God does not impose on us the necessity to change but offers a lifetime of opportunities for growth and transformation. One of those opportunities is lent. The church in her wisdom has given us 40 days to take stock, to honestly cultivate blamelessness, to focus on penitence. We haven't said the confession in church throughout the season of epiphany. That was not an oversight-it is because we believe that the overarching reality about God is that God loves us because God love us. But the confession comes back during Lent in a big way (today it took the form of the great litany-remember the part about asking deliverance from evil and mischief, pride, vanity and hypocrisy?) Because God loves me and not so that God will love me, I can confess where I fall short and seek to become the person that God created me to be. In recognizing my weakness, I can seek to make real in my life the blamelessness and pleasure with which God views me.

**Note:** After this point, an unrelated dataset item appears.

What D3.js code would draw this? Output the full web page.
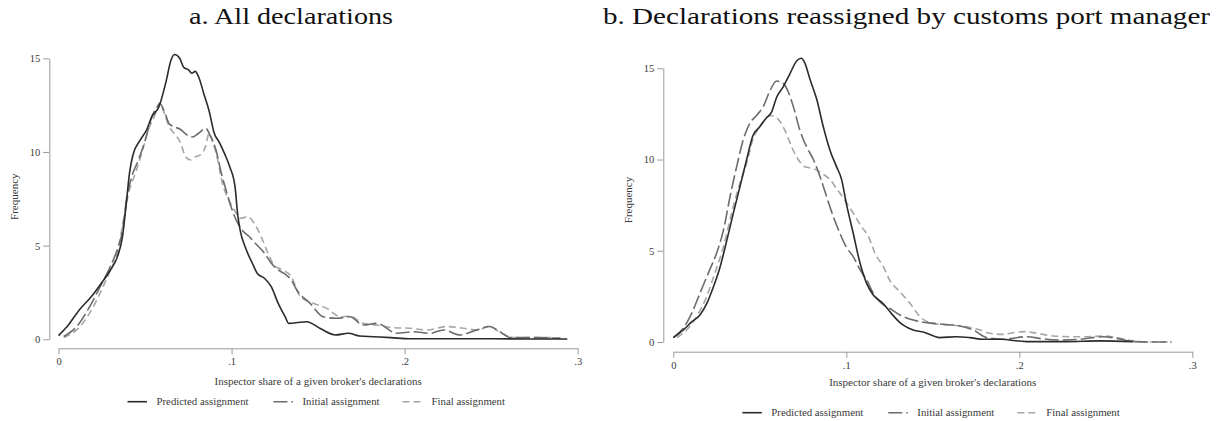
<!DOCTYPE html>
<html>
<head>
<meta charset="utf-8">
<script src="https://cdn.jsdelivr.net/npm/d3@7"></script>
<style>
  html, body { margin: 0; padding: 0; background: #fff; }
  svg { display: block; }
  svg text { font-family: "Liberation Serif", "Tinos", "DejaVu Serif", serif !important; }
</style>
</head>
<body>
<svg id="chart" width="1225" height="421"></svg>
<script>
// ---- Labels ----
const seriesNames = ["Predicted assignment", "Initial assignment", "Final assignment"];
const panelTitles = ["a. All declarations", "b. Declarations reassigned by customs port manager"];
const xTickValues = [0, 0.1, 0.2, 0.3];
const xTickLabels = ["0", ".1", ".2", ".3"];
const yTickValues = [0, 5, 10, 15];
const xAxisTitle = "Inspector share of a given broker's declarations";
const yAxisTitle = "Frequency";

// ---- Panel a: all declarations (kernel density of inspector share) ----
const allPredictedX = [0.000,0.005,0.012,0.019,0.024,0.030,0.034,0.037,0.039,0.041,0.043,0.047,0.051,0.054,0.058,0.062,0.065,0.067,0.070,0.0725,0.075,0.077,0.079,0.081,0.084,0.087,0.090,0.093,0.096,0.099,0.102,0.1035,0.105,0.108,0.112,0.115,0.119,0.123,0.127,0.131,0.133,0.1435,0.151,0.160,0.1675,0.174,0.182,0.192,0.203,0.240,0.270,0.294];
const allPredictedY = [0.20,0.68,1.57,2.28,2.90,3.70,4.40,5.50,7.10,8.86,9.84,10.60,11.20,11.90,12.40,13.70,14.90,15.20,15.00,14.50,14.40,14.20,14.30,14.00,13.10,12.20,11.00,10.50,9.90,9.20,8.15,6.70,5.80,4.90,4.06,3.50,3.26,2.80,1.90,1.20,0.85,0.94,0.59,0.23,0.32,0.18,0.14,0.09,0.03,0.03,0.02,0.02];

const allInitialX = [0.003,0.0105,0.018,0.024,0.030,0.034,0.037,0.0395,0.0424,0.0463,0.050,0.054,0.057,0.0585,0.061,0.064,0.0667,0.0705,0.0744,0.0773,0.081,0.085,0.088,0.091,0.094,0.0967,0.0996,0.1025,0.1064,0.110,0.114,0.119,0.123,0.127,0.1306,0.1345,0.1377,0.1454,0.153,0.1608,0.1685,0.176,0.184,0.1955,0.205,0.2148,0.2225,0.232,0.2417,0.249,0.255,0.261,0.278,0.290];
const allInitialY = [0.15,0.68,1.74,2.80,3.90,4.80,5.80,7.60,8.70,9.60,10.60,11.90,12.40,12.60,12.20,11.50,11.35,11.20,10.90,10.80,11.00,11.26,10.80,10.10,8.90,8.00,7.10,6.40,5.80,5.50,5.10,4.60,4.06,3.70,3.50,3.17,2.63,1.92,1.20,1.12,1.20,0.76,0.85,0.32,0.40,0.32,0.50,0.23,0.50,0.68,0.41,0.09,0.09,0.05];

const allFinalX = [0.003,0.0105,0.018,0.024,0.030,0.034,0.0376,0.0405,0.0444,0.048,0.052,0.0554,0.0585,0.061,0.064,0.0667,0.0705,0.0734,0.0764,0.0793,0.082,0.085,0.087,0.089,0.092,0.0948,0.0986,0.1016,0.1054,0.1093,0.113,0.117,0.121,0.125,0.1297,0.1345,0.1396,0.1473,0.155,0.163,0.1685,0.176,0.184,0.1936,0.203,0.2128,0.2244,0.234,0.2417,0.249,0.256,0.263,0.282,0.290];
const allFinalY = [0.10,0.50,1.40,2.46,3.70,4.60,6.40,7.80,8.86,9.90,11.20,11.90,12.60,12.10,11.35,11.00,10.50,9.75,9.57,9.75,9.84,10.30,11.00,10.60,9.57,8.30,7.40,6.90,6.46,6.55,6.20,5.50,4.60,3.90,3.70,3.35,2.30,1.92,1.65,1.20,1.24,0.85,0.76,0.62,0.59,0.50,0.68,0.59,0.50,0.68,0.32,0.10,0.10,0.05];

// ---- Panel b: declarations reassigned by the customs port manager ----
const reassignedPredictedX = [0.000,0.0058,0.0106,0.0154,0.0193,0.0231,0.027,0.031,0.0347,0.0385,0.0424,0.046,0.050,0.054,0.0568,0.0597,0.0636,0.0674,0.0713,0.074,0.076,0.079,0.0829,0.0867,0.0906,0.0944,0.0973,0.100,0.104,0.108,0.1118,0.1156,0.1214,0.126,0.131,0.1387,0.1445,0.154,0.1638,0.1715,0.179,0.189,0.204,0.227,0.2466,0.266];
const reassignedPredictedY = [0.24,0.66,1.10,1.48,2.10,3.00,4.10,5.60,7.06,8.50,10.00,11.30,11.80,12.30,12.60,13.40,14.00,14.70,15.40,15.55,15.30,14.40,13.30,11.80,10.50,9.60,8.90,7.60,5.96,4.30,3.20,2.58,2.10,1.57,1.06,0.66,0.55,0.24,0.29,0.24,0.15,0.15,0.02,0.02,0.06,0.02];

const reassignedInitialX = [0.000,0.0058,0.0106,0.0154,0.021,0.025,0.029,0.0328,0.0366,0.0405,0.0443,0.048,0.052,0.056,0.0597,0.0626,0.0665,0.0694,0.0732,0.077,0.081,0.0848,0.0886,0.0925,0.0963,0.100,0.104,0.108,0.1118,0.1156,0.1204,0.125,0.131,0.1387,0.1465,0.156,0.1657,0.1734,0.181,0.1907,0.204,0.2139,0.2235,0.235,0.2486,0.2563,0.266,0.277,0.288];
const reassignedInitialY = [0.24,0.75,1.57,2.67,3.95,4.86,6.14,7.97,9.60,11.10,12.00,12.40,12.90,13.80,14.30,14.24,13.70,12.90,11.60,10.70,10.00,9.07,7.97,6.87,5.96,5.20,4.68,3.95,3.40,2.67,2.12,1.85,1.48,1.20,1.06,0.97,0.88,0.66,0.24,0.15,0.29,0.17,0.11,0.15,0.29,0.20,0.02,0.00,0.00];

const reassignedFinalX = [0.002,0.0077,0.0135,0.0193,0.024,0.029,0.0337,0.0385,0.0424,0.046,0.050,0.054,0.0568,0.0607,0.0645,0.0684,0.0722,0.076,0.081,0.0857,0.0906,0.0944,0.099,0.104,0.1089,0.1127,0.1166,0.1214,0.125,0.131,0.1368,0.1426,0.150,0.160,0.1696,0.1773,0.183,0.1907,0.1965,0.2033,0.210,0.2196,0.229,0.239,0.2486,0.256,0.266,0.277,0.288];
const reassignedFinalY = [0.24,0.66,1.39,2.50,3.77,5.23,7.06,8.70,9.80,11.10,11.80,12.30,12.40,12.20,11.60,10.70,10.00,9.60,9.50,9.25,8.90,8.40,7.80,7.06,6.30,5.80,4.86,4.13,3.40,2.75,2.12,1.39,1.02,0.93,0.84,0.66,0.48,0.42,0.51,0.57,0.48,0.33,0.29,0.29,0.33,0.24,0.06,0.00,0.00];

// ---- Line styles for the three assignment series ----
const seriesStyles = [
  { color: "#2b2b2b", dash: null },
  { color: "#6c6c6c", dash: "14,4" },
  { color: "#a6a6a6", dash: "7,4" }
];

const serifStack = "'Liberation Serif', 'Tinos', 'DejaVu Serif', serif";
const zip = (xs, ys) => xs.map((x, i) => ({ x, y: ys[i] }));

// Panel geometry (pixels)
const panels = [
  {
    title: panelTitles[0], titleX: 189, titleLen: 204,
    x0: 58.5, x1: 577.7, yBase: 339.3, yTop: 58.3,
    xAxisY: 348.3, yAxisX: 49.3,
    tickLabelY: 365.2, xTitleY: 384.5, legendY: 401.7,
    yTitleX: 17.5, yTitleY: 196.7,
    series: [zip(allPredictedX, allPredictedY), zip(allInitialX, allInitialY), zip(allFinalX, allFinalY)]
  },
  {
    title: panelTitles[1], titleX: 603, titleLen: 607,
    x0: 673.3, x1: 1192.3, yBase: 342, yTop: 68.3,
    xAxisY: 351.7, yAxisX: 663.3,
    tickLabelY: 368.6, xTitleY: 385.5, legendY: 412.7,
    yTitleX: 632, yTitleY: 200,
    series: [zip(reassignedPredictedX, reassignedPredictedY), zip(reassignedInitialX, reassignedInitialY), zip(reassignedFinalX, reassignedFinalY)]
  }
];

const svg = d3.select("#chart");
const axisColor = "#9a9a9a";
const textColor = "#3a3a3a";

panels.forEach(p => {
  const g = svg.append("g").style("font-family", serifStack);
  const x = d3.scaleLinear().domain([0, 0.3]).range([p.x0, p.x1]);
  const y = d3.scaleLinear().domain([0, 15]).range([p.yBase, p.yTop]);

  // Title
  g.append("text")
    .attr("x", p.titleX).attr("y", 24)
    .attr("textLength", p.titleLen).attr("lengthAdjust", "spacingAndGlyphs")
    .style("font-family", serifStack).style("font-size", "24px")
    .attr("fill", "#111")
    .text(p.title);

  // Y axis
  const yAxis = d3.axisLeft(y).tickValues(yTickValues).tickSize(6).tickSizeOuter(0).tickPadding(3)
    .tickFormat(d3.format("d"));
  const yg = g.append("g").attr("transform", `translate(${p.yAxisX},0)`).call(yAxis)
    .attr("font-family", null).attr("font-size", null);
  yg.select(".domain").attr("stroke", axisColor);
  yg.selectAll(".tick line").attr("stroke", axisColor);
  yg.selectAll(".tick text").attr("fill", textColor)
    .style("font-family", serifStack).style("font-size", "10.5px");

  // X axis
  const xAxis = d3.axisBottom(x).tickValues(xTickValues).tickSize(6).tickSizeOuter(0)
    .tickFormat((d, i) => xTickLabels[i]);
  const xg = g.append("g").attr("transform", `translate(0,${p.xAxisY})`).call(xAxis)
    .attr("font-family", null).attr("font-size", null);
  xg.select(".domain").attr("stroke", axisColor);
  xg.selectAll(".tick line").attr("stroke", axisColor);
  xg.selectAll(".tick text").attr("fill", textColor)
    .style("font-family", serifStack).style("font-size", "10.5px")
    .attr("dy", null).attr("y", p.tickLabelY - p.xAxisY);

  // Axis titles
  g.append("text")
    .attr("x", (p.x0 + p.x1) / 2).attr("y", p.xTitleY)
    .attr("text-anchor", "middle").attr("fill", textColor)
    .style("font-family", serifStack).style("font-size", "11px")
    .text(xAxisTitle);
  g.append("text")
    .attr("transform", `translate(${p.yTitleX},${p.yTitleY}) rotate(-90)`)
    .attr("text-anchor", "middle").attr("fill", textColor)
    .style("font-family", serifStack).style("font-size", "11px")
    .text(yAxisTitle);

  // Density curves (lighter series first so darker lines sit on top)
  const line = d3.line().x(d => x(d.x)).y(d => y(d.y)).curve(d3.curveMonotoneX);
  [2, 1, 0].forEach(i => {
    g.append("path")
      .datum(p.series[i])
      .attr("d", line)
      .attr("fill", "none")
      .attr("stroke", seriesStyles[i].color)
      .attr("stroke-width", 1.6)
      .attr("stroke-linejoin", "round")
      .attr("stroke-dasharray", seriesStyles[i].dash);
  });

  // Legend
  const legendOffsets = [69, 215, 344];
  seriesNames.forEach((name, i) => {
    const lx = p.x0 + legendOffsets[i];
    g.append("line")
      .attr("x1", lx).attr("x2", lx + 19.5)
      .attr("y1", p.legendY).attr("y2", p.legendY)
      .attr("stroke", seriesStyles[i].color).attr("stroke-width", 1.6)
      .attr("stroke-dasharray", seriesStyles[i].dash);
    g.append("text")
      .attr("x", lx + 29).attr("y", p.legendY + 3.6)
      .attr("fill", textColor)
      .style("font-family", serifStack).style("font-size", "10.8px")
      .text(name);
  });
});
</script>
</body>
</html>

I encourage you to embrace the barrenness of lent, to allow yourself to look at your dark side, to consider where sloth, worldliness, and love of money corrupt you, where you have become hard of heart, to think about those for whom you have contempt. And then confess and seek new life. For even that which is good is corrupted in us. John Donne put it this way, "O Lord, thou hast set up many candlesticks, and kindled many lamps in me, but I have either blown them out or carried them to guide me in...forbidden ways. Thou hast given me a desire of knowledge, and some means to it, and some possession of it, and I have armed myself with thy weapons against thee." Turn the same lens on your life. Do it with abandon. You have nothing to lose, for God would greet even the most notorious sinner with these words, "You are my beloved, with you I am well-pleased."